U.S. Pat. No. 4,185,986 to Robert G. Frank provides a feature that enables a ring-like member, which is substituted for the continuous ring member of the previous patent to start its return to the shaping station sooner than permitted by the prior art and, more specifically, before the vertically movable rotating conveyor rolls of the glass sheet transfer means have moved the tempered glass sheet beyond the extreme downstream position that the ring-like member occupies during the production cycle and before the rotating rolls of the sheet transfer means are lowered to their recessed position. The ring-like member of the latter patent comprises a pair of downstream end portions which extend transversely toward one another and are laterally spaced from one another to provide a single, transversely extending space therebetween. The transversely extending space provided in this patent is slightly wider than the space between the outer surfaces of the transfer rolls mounted on common shafts to permit the vertically moveable transfer means to be entirely clear to move between the lateral inner ends of the spaced transversely extending downstream end portions of the ring-like member even when the transfer means is in its raised position. Unfortunately, in dealing with glass sheets of 1/8 inch thickness (3.2 mm.) and less, the time needed to transfer a hot glass sheet from the shaping station to the transfer station was such that the unsupported leading edge portion of the glass sheet in the downstream end portion of the glass developed sag beyond tolerance limits.

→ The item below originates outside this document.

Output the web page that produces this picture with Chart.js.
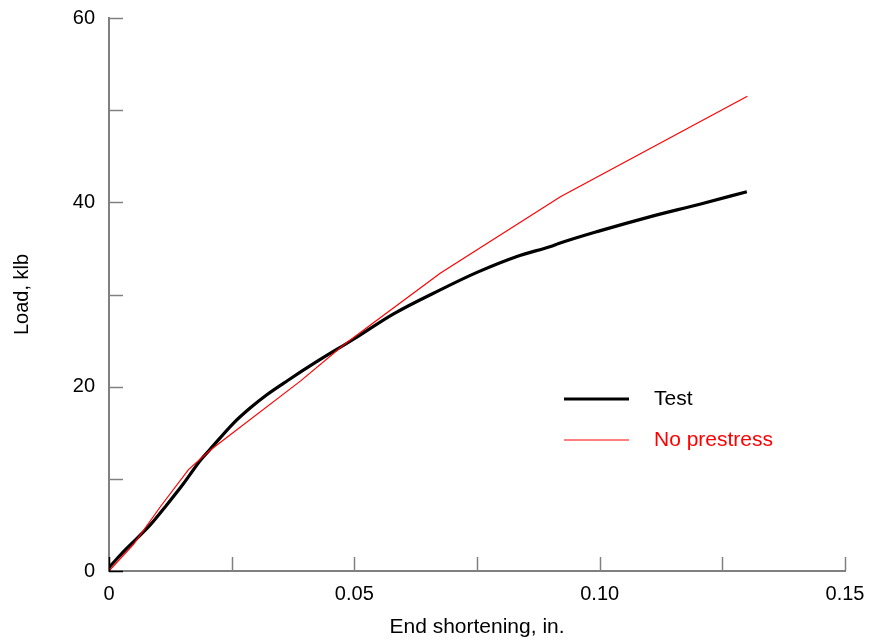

The first solution to this problem was to reduce the rate of production by reinstituting the continuous ring member disclosed in the earlier Frank and Lampman patent for the ring-like member having the discontinuous downstream end portion of the later Frank patent. It would be more desirable to maintain the production rate developed by the Frank patent without continuing to have the leading edge portion of the glass sheet sag beyond limits acceptable to the customer.